当ツイート主にもコメントでジェンダーバイアスを感じるというリプライを送ったのだが、「そんなんじゃない。毎年男子部員の獲得に苦しんでいるから書いただけ」とあしらわれしまい、挙げ句にはブロックされてしまった。

今後は、演劇教育の場でもジェンダーバイアスについて真剣に考えていかないといけないと思っている。

ジェンダーバイアスだけでなく、フェミニズムや性的マイノリティは戯曲の素材として扱われることは充分あり得る。もし、教師が古い価値観のままでいたら、何が問題なのかすらわからないまま、間違った認識で扱ってしまう危険性があるのだ。

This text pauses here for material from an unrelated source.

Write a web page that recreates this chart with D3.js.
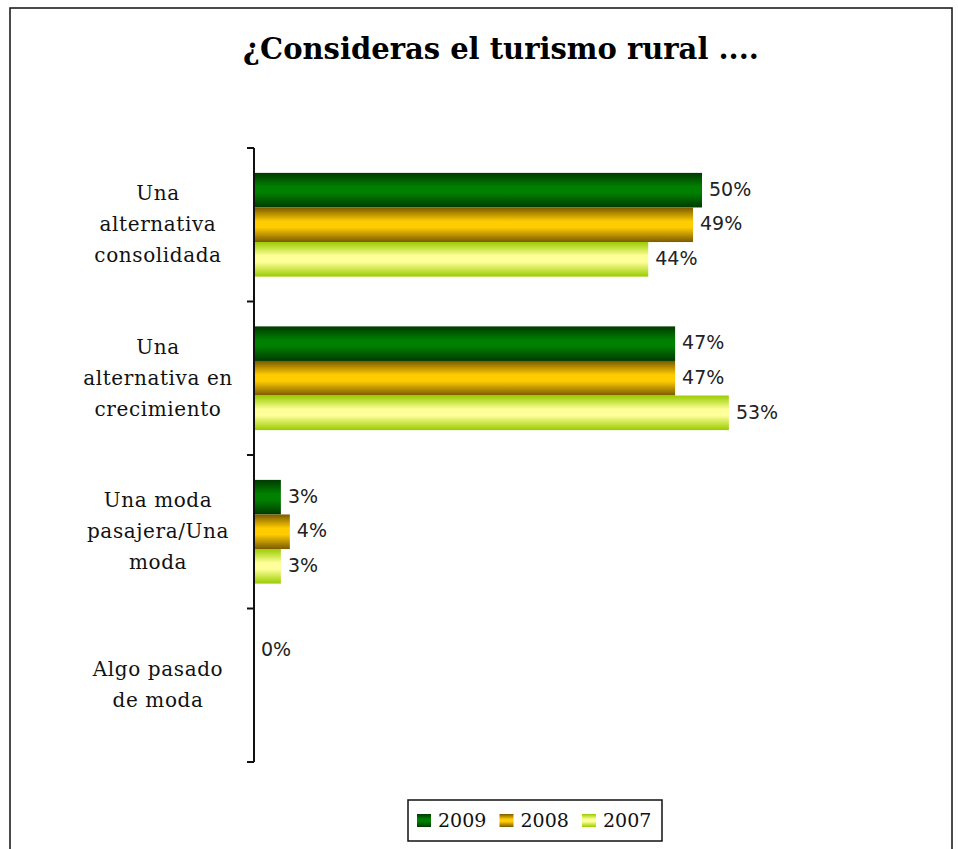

2017年にフジテレビ「とんねるずのみなさんのおかげでした」30周年記念のスペシャル番組で石橋貴明氏扮する「保毛尾田保毛男(ほもおだほもお)」が物議を醸し、最終的にフジテレビの宮内正喜社長が謝罪するに至ったのは記憶に新しい。

高校演劇での性的マイノリティの扱い方の問題については、演出家の綾門優季氏が取り上げているのでこちらも参照してほしい。

もし間違った扱い方をした場合、下手すれば炎上する。悪い情報ほど素早く隅々に行き渡る。炎上したものを消すのはそう簡単にはいかない。いつまでも火種としてどこかに残り続けるのだ。

表現者として誰かを傷付けることはあってはならない。その表現は笑いを取るために誰かを傷つけることにならないか、上演する前に顧問の先生と生徒で真剣に考えてほしい。